Records with drawing code

-- begin --

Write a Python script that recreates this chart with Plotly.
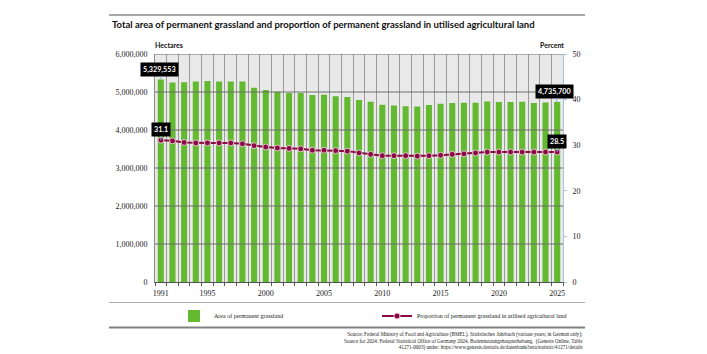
import plotly.graph_objects as go

years = list(range(1991, 2026))
area_ha = [5329553, 5248000, 5257000, 5274000, 5292000, 5274000, 5274000, 5274000,
           5115000, 5053000, 5009000, 4973000, 4973000, 4920000, 4929000, 4885000,
           4867000, 4788000, 4743000, 4664000, 4646000, 4628000, 4619000, 4655000,
           4690000, 4708000, 4717000, 4717000, 4752000, 4735000, 4735000, 4743000,
           4708000, 4726000, 4735700]
share_pct = [31.1, 30.95, 30.6, 30.5, 30.5, 30.5, 30.5, 30.3, 29.9, 29.6, 29.4, 29.3,
             29.2, 28.9, 28.9, 28.8, 28.7, 28.3, 28.0, 27.7, 27.7, 27.7, 27.6, 27.7,
             27.8, 28.0, 28.1, 28.3, 28.5, 28.5, 28.5, 28.5, 28.5, 28.5, 28.5]
year_ticks = [1991, 1995, 2000, 2005, 2010, 2015, 2020, 2025]
left_ticks = [0, 1000000, 2000000, 3000000, 4000000, 5000000, 6000000]
right_ticks = [0, 10, 20, 30, 40, 50]

title = "Total area of permanent grassland and proportion of permanent grassland in utilised agricultural land"
source = ("Source: Federal Ministry of Food and Agriculture (BMEL), Statistisches Jahrbuch (various years; in German only);<br>"
          "Source for 2024: Federal Statistical Office of Germany 2024, Bodennutzungshaupterhebung,  (Genesis Online, Table<br>"
          "41271-0003) under: https://www.genesis.destatis.de/datenbank/beta/statistic/41271/details")

W, H = 707, 354
L, R, T, B = 155, 144, 54, 72
PW, PH = W - L - R, H - T - B

def X(px):
    return (px - L) / PW

def Y(py):
    return (H - B - py) / PH

GREEN = "#63b92f"
MAROON = "#8a0b43"
SERIF = "Liberation Serif, DejaVu Serif, serif"
SANS = "Lato, Roboto, sans-serif"

fig = go.Figure()
fig.add_trace(go.Bar(x=years, y=area_ha, name="Area of permanent grassland",
                     marker=dict(color=GREEN, line=dict(width=0)), width=0.52,
                     yaxis="y", hoverinfo="x+y"))
fig.add_trace(go.Scatter(x=years, y=share_pct, yaxis="y2", mode="lines+markers",
                         name="Proportion of permanent grassland in utilised agricultural land",
                         line=dict(color=MAROON, width=2),
                         marker=dict(size=6, color=MAROON, line=dict(color="#e8c8d4", width=1))))

shapes = []
for v in left_ticks[1:]:
    shapes.append(dict(type="line", xref="paper", yref="y", x0=0, x1=1, y0=v, y1=v,
                       line=dict(color="#6e6e6e", width=1), layer="above"))
shapes.append(dict(type="line", xref="paper", yref="paper", x0=X(109), x1=X(585),
                   y0=Y(15), y1=Y(15), line=dict(color="#8a8a8a", width=1.5)))
shapes.append(dict(type="line", xref="paper", yref="paper", x0=X(109), x1=X(585),
                   y0=Y(302.5), y1=Y(302.5), line=dict(color="#b0b0b0", width=1)))
shapes.append(dict(type="line", xref="paper", yref="paper", x0=X(109), x1=X(585),
                   y0=Y(327.5), y1=Y(327.5), line=dict(color="#808080", width=2)))

annotations = [
    dict(text="<b>" + title + "</b>", xref="paper", yref="paper", x=X(110), y=Y(24),
         xanchor="left", yanchor="middle", showarrow=False,
         font=dict(family=SANS, size=9.5, color="#111")),
    dict(text="<b>Hectares</b>", xref="paper", yref="paper", x=X(153), y=Y(45),
         xanchor="left", yanchor="middle", showarrow=False,
         font=dict(family=SANS, size=7, color="#111")),
    dict(text="<b>Percent</b>", xref="paper", yref="paper", x=X(566), y=Y(45),
         xanchor="right", yanchor="middle", showarrow=False,
         font=dict(family=SANS, size=7, color="#111")),
    dict(text=source, xref="paper", yref="paper", x=X(585), y=Y(329),
         xanchor="right", yanchor="top", align="right", showarrow=False,
         font=dict(family=SERIF, size=5.1, color="#222")),
]

def label(x, y, txt, yref, ax, ay):
    return dict(x=x, y=y, xref="x", yref=yref, text="<b>" + txt + "</b>",
                showarrow=True, arrowhead=0, arrowwidth=1, arrowcolor="#7db3dc",
                ax=ax, ay=ay, standoff=0, bgcolor="#000000", borderpad=2,
                font=dict(family=SANS, size=7.2, color="#ffffff"))

annotations.append(label(years[0], area_ha[0], f"{area_ha[0]:,}", "y", -1, -10))
annotations.append(label(years[-1], area_ha[-1], f"{area_ha[-1]:,}", "y", -3, -11))
annotations.append(label(years[0], share_pct[0], f"{share_pct[0]:.1f}", "y2", 0, -11))
annotations.append(label(years[-1], share_pct[-1], f"{share_pct[-1]:.1f}", "y2", 0, -11))

fig.update_layout(
    width=W, height=H,
    margin=dict(l=L, r=R, t=T, b=B, pad=0),
    paper_bgcolor="#ffffff",
    plot_bgcolor="#e9e9e9",
    showlegend=True,
    legend=dict(orientation="h", x=X(174), y=Y(316), xanchor="left", yanchor="middle",
                entrywidth=158, entrywidthmode="pixels", itemwidth=30,
                font=dict(family=SERIF, size=6, color="#222"),
                bgcolor="rgba(0,0,0,0)", tracegroupgap=0, itemclick=False),
    xaxis=dict(range=[1990.5, 2025.5], tickmode="array", tickvals=year_ticks,
               ticktext=[str(t) for t in year_ticks], ticks="", showgrid=False,
               showline=True, linecolor="#555", linewidth=1, zeroline=False,
               ticklabelstandoff=3,
               tickfont=dict(family=SERIF, size=8, color="#222"),
               minor=dict(tick0=0.5, dtick=1, showgrid=True, gridcolor="#9a9a9a",
                          gridwidth=1, ticks="outside", ticklen=3, tickcolor="#555")),
    yaxis=dict(range=[0, 6000000], tickmode="array", tickvals=left_ticks,
               tickformat=",d", showgrid=False, zeroline=False,
               showline=True, linecolor="#8a8a8a", linewidth=1,
               ticks="", ticklabelstandoff=5,
               tickfont=dict(family=SERIF, size=8, color="#222")),
    yaxis2=dict(range=[0, 50], tickmode="array", tickvals=right_ticks, overlaying="y",
                side="right", showgrid=False, zeroline=False, showline=True,
                linecolor="#a8c4dc", linewidth=1, ticks="outside", ticklen=3,
                tickcolor="#a8c4dc", ticklabelstandoff=4,
                tickfont=dict(family=SERIF, size=8, color="#222")),
    shapes=shapes,
    annotations=annotations,
    bargap=0.48,
)

fig.write_html("out.html")
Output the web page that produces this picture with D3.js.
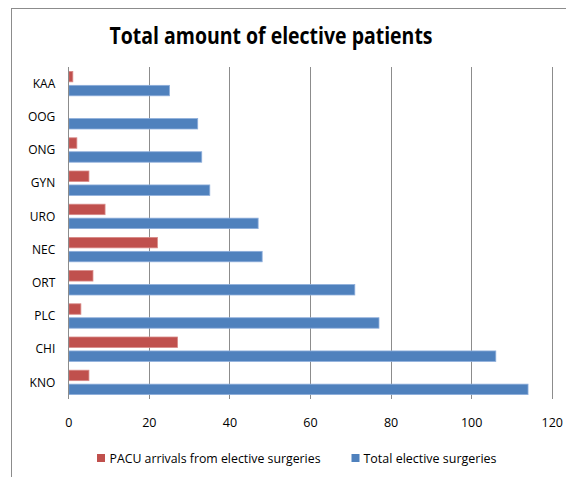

-- end --

_AIM OF THE TASK_:
All lines from the start of the entries through the one with "import plotly.graph_objects as go" are to be output exactly; omit the pictures.

_EXERCISE SOLUTION_:
Write a Python script that recreates this chart with Plotly.
import plotly.graph_objects as go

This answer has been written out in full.